Organisations that lead on Scope 3 emissions and reporting are also best positioned to shape emerging standards, influence supplier behaviour, and pioneer new business models. Whether through co-investment in supplier decarbonisation, embedding climate criteria in procurement, or establishing collaborative emissions baselines, these leaders are creating ecosystems of shared value and competitive advantage.

For executives looking to improve business performance and build a more resilient, future-ready operation, the following recommendations offer a strategic foundation.

    1. Embed Scope 3 into core business strategy
    Integrate Scope 3 considerations into broader strategic planning, risk management and innovation efforts. It must move beyond the sustainability team and become a business-wide imperative.
    2. Champion a collaborative approach
    Build trust-based relationships with suppliers, viewing them not as emission sources to be audited but as strategic partners in shared decarbonisation goals. Collaboration, not compliance, is the key to scalable impact.
    3. Invest in meaningful data capabilities and start with strategy
    Before investing in platforms, define what data matters.
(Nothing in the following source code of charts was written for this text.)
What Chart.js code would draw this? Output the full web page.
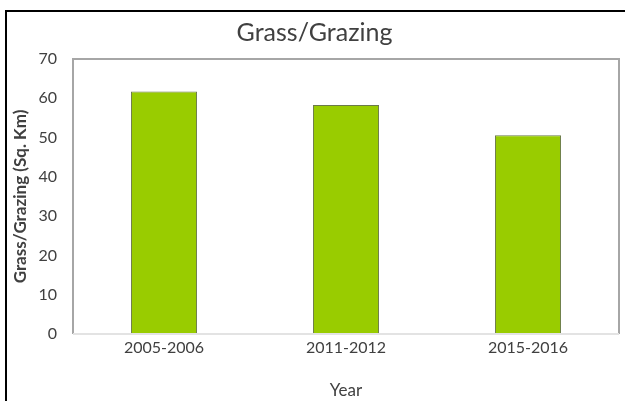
<!DOCTYPE html>
<html>
<head>
<meta charset="utf-8">
<script src="https://cdn.jsdelivr.net/npm/chart.js@4.4.1/dist/chart.umd.min.js"></script>
<style>
  html, body { margin: 0; padding: 0; background: #fff; }
  #wrap { position: relative; width: 625px; height: 401px; overflow: hidden; }
  #frame { position: absolute; left: 5px; top: 10px; width: 640px; height: 420px;
           border-left: 2px solid #000; border-top: 2px solid #000; }
  canvas { position: absolute; left: 0; top: 0; }
</style>
</head>
<body>
<div id="wrap">
  <div id="frame"></div>
  <canvas id="myChart" width="625" height="401"></canvas>
</div>
<script>
var years = ["2005-2006", "2011-2012", "2015-2016"];

var grazing = [61.7, 58.3, 50.6];

var yTicks = [0, 10, 20, 30, 40, 50, 60, 70];

// grey frame round the plot area, like the excel one
var plotFrame = {
  id: "plotFrame",
  afterDraw: function(chart) {
    var a = chart.chartArea;
    var c = chart.ctx;
    c.save();
    c.strokeStyle = "#a6a6a6";
    c.lineWidth = 2;
    c.beginPath();
    c.moveTo(a.left, a.bottom);
    c.lineTo(a.left, a.top);
    c.lineTo(a.right, a.top);
    c.lineTo(a.right, a.bottom);
    c.stroke();
    c.strokeStyle = "#e3e3e3";
    c.beginPath();
    c.moveTo(a.left, a.bottom);
    c.lineTo(a.right, a.bottom);
    c.stroke();
    c.restore();
  }
};

var data = {
  labels: years,
  datasets: [
    {
      label: "Grass/Grazing",
      backgroundColor: "#99cc00",
      borderColor: "#6b7a4a",
      borderWidth: 1,
      borderSkipped: "bottom",
      barPercentage: 0.363,
      categoryPercentage: 1.0,
      data: grazing
    }
  ]
};

var ctx = document.getElementById("myChart").getContext("2d");

var options = {
  responsive: false,
  animation: false,
  layout: {
    padding: { left: 10, right: 6, top: 0, bottom: 0 }
  },
  plugins: {
    legend: { display: false },
    tooltip: { enabled: false },
    title: {
      display: true,
      text: "Grass/Grazing",
      color: "#404040",
      font: { family: "Lato", size: 25, weight: "normal" },
      padding: { top: 18, bottom: 11 }
    }
  },
  scales: {
    x: {
      afterFit: function(axis) { axis.height = 67; },
      grid: { display: false, drawTicks: false, tickLength: 0 },
      border: { display: false },
      ticks: {
        color: "#404040",
        font: { family: "Lato", size: 16 },
        padding: 4
      },
      title: {
        display: true,
        text: "Year",
        color: "#404040",
        font: { family: "Lato", size: 17 },
        padding: { top: 10, bottom: 0 }
      }
    },
    y: {
      min: 0,
      max: 70,
      afterBuildTicks: function(axis) {
        axis.ticks = yTicks.map(function(v) { return { value: v }; });
      },
      afterFit: function(axis) { axis.width = 63; },
      grid: { display: false, drawTicks: false, tickLength: 0 },
      border: { display: false },
      ticks: {
        color: "#404040",
        font: { family: "Lato", size: 16 },
        padding: 16
      },
      title: {
        display: true,
        text: "Grass/Grazing (Sq. Km)",
        color: "#404040",
        font: { family: "Lato", size: 17, weight: "bold" },
        padding: { top: 0, bottom: 0 }
      }
    }
  }
};

var barChart = new Chart(ctx, {
  type: "bar",
  data: data,
  options: options,
  plugins: [plotFrame]
});
</script>
</body>
</html>
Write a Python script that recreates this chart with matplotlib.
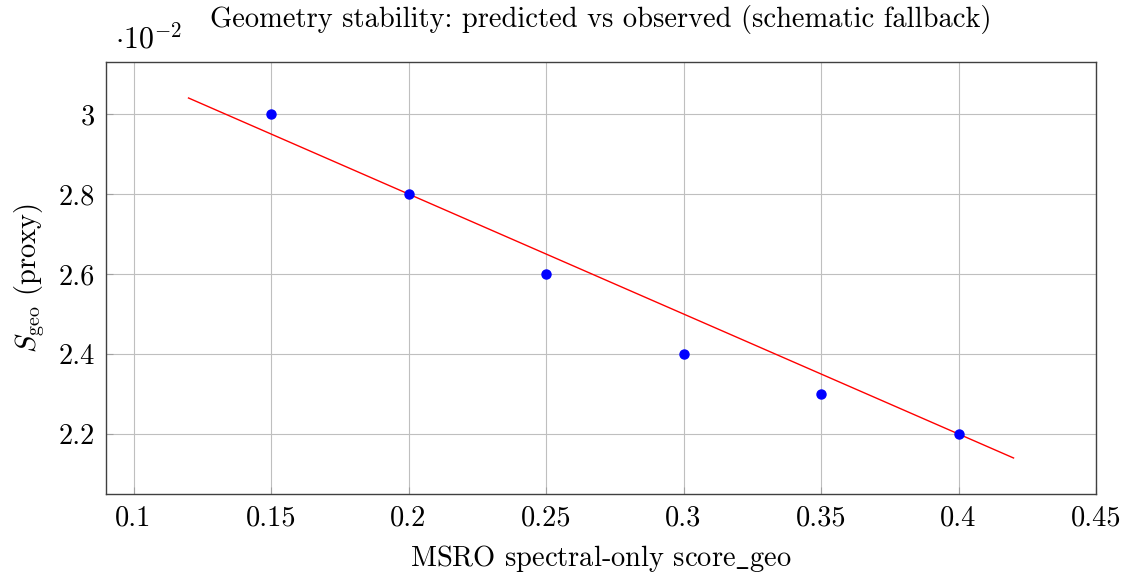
import matplotlib
matplotlib.use("Agg")
import matplotlib.pyplot as plt
from matplotlib.ticker import FuncFormatter

# observed points (y axis shown in units of 1e-2)
obs_x = [0.15, 0.20, 0.25, 0.30, 0.35, 0.40]
obs_y = [0.030, 0.028, 0.026, 0.024, 0.023, 0.022]

# predicted line, two end points
fit_x = [0.12, 0.42]
fit_y = [0.0304, 0.0214]

xticks = [0.1, 0.15, 0.2, 0.25, 0.3, 0.35, 0.4, 0.45]
yticks = [0.022, 0.024, 0.026, 0.028, 0.030]

plt.rcParams['font.family'] = 'serif'
plt.rcParams['font.serif'] = ['cmr10', 'DejaVu Serif']
plt.rcParams['mathtext.fontset'] = 'cm'
plt.rcParams['axes.unicode_minus'] = False

fs = 20.5

fig = plt.figure(figsize=(11.29, 5.73), dpi=100)
ax = fig.add_axes([0.0939, 0.1379, 0.8769, 0.7539])

ax.plot(fit_x, fit_y, color='red', lw=1.0, zorder=2)
ax.plot(obs_x, obs_y, 'o', color='#0000ff', ms=6.5, zorder=3)

ax.set_xlim(0.09, 0.45)
ax.set_ylim(0.0205, 0.0313)
ax.set_xticks(xticks)
ax.set_yticks(yticks)
ax.xaxis.set_major_formatter(FuncFormatter(lambda v, p: ('%g' % round(v, 3))))
ax.yaxis.set_major_formatter(FuncFormatter(lambda v, p: ('%g' % round(v * 100, 2))))
ax.grid(True, color='#bfbfbf', lw=0.8)
ax.set_axisbelow(True)
ax.tick_params(direction='in', length=5, color='#a0a0a0', labelsize=fs, pad=8)
for s in ax.spines.values():
    s.set_color('#404040')
    s.set_linewidth(1.0)

ax.set_title('Geometry stability: predicted vs observed (schematic fallback)',
             fontsize=fs, pad=25)
ax.text(0.009, 1.032, r'$\cdot 10^{-2}$', transform=ax.transAxes, fontsize=fs + 1,
        ha='left', va='baseline')
ax.set_xlabel(r'MSRO spectral-only score$\_$geo', fontsize=fs, labelpad=8)
ax.set_ylabel(r'$S_{\mathrm{geo}}$ (proxy)', fontsize=fs, labelpad=8)

fig.savefig('out.png', dpi=100)
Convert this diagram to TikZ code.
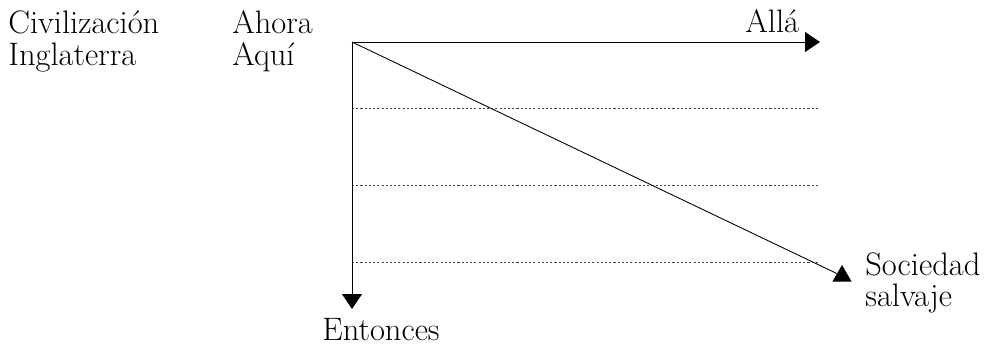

Focus on capturing information that enables meaningful decisions, prioritising strategic insight over sheer volume.
    4. Start pragmatically, scale based on value
    Avoid being paralysed by complexity. Begin with manageable steps in high-impact areas, then build momentum through continuous learning, adaptation and expansion.
    5. Reimagine your supply chain
    Let Scope 3 be a catalyst for transformation. Beyond reporting, it offers a unique opportunity to redesign your supply chain for greater resilience, efficiency, and long-term advantage.

The bottom line

Decarbonising value chains is a long-term undertaking - it’s a marathon not a sprint. While short-term economic uncertainty may lead some to hesitate, the fundamental drivers - regulatory pressure, investor expectations, potential financial upside, customer demands and the quest for operational resilience - remain firmly in place.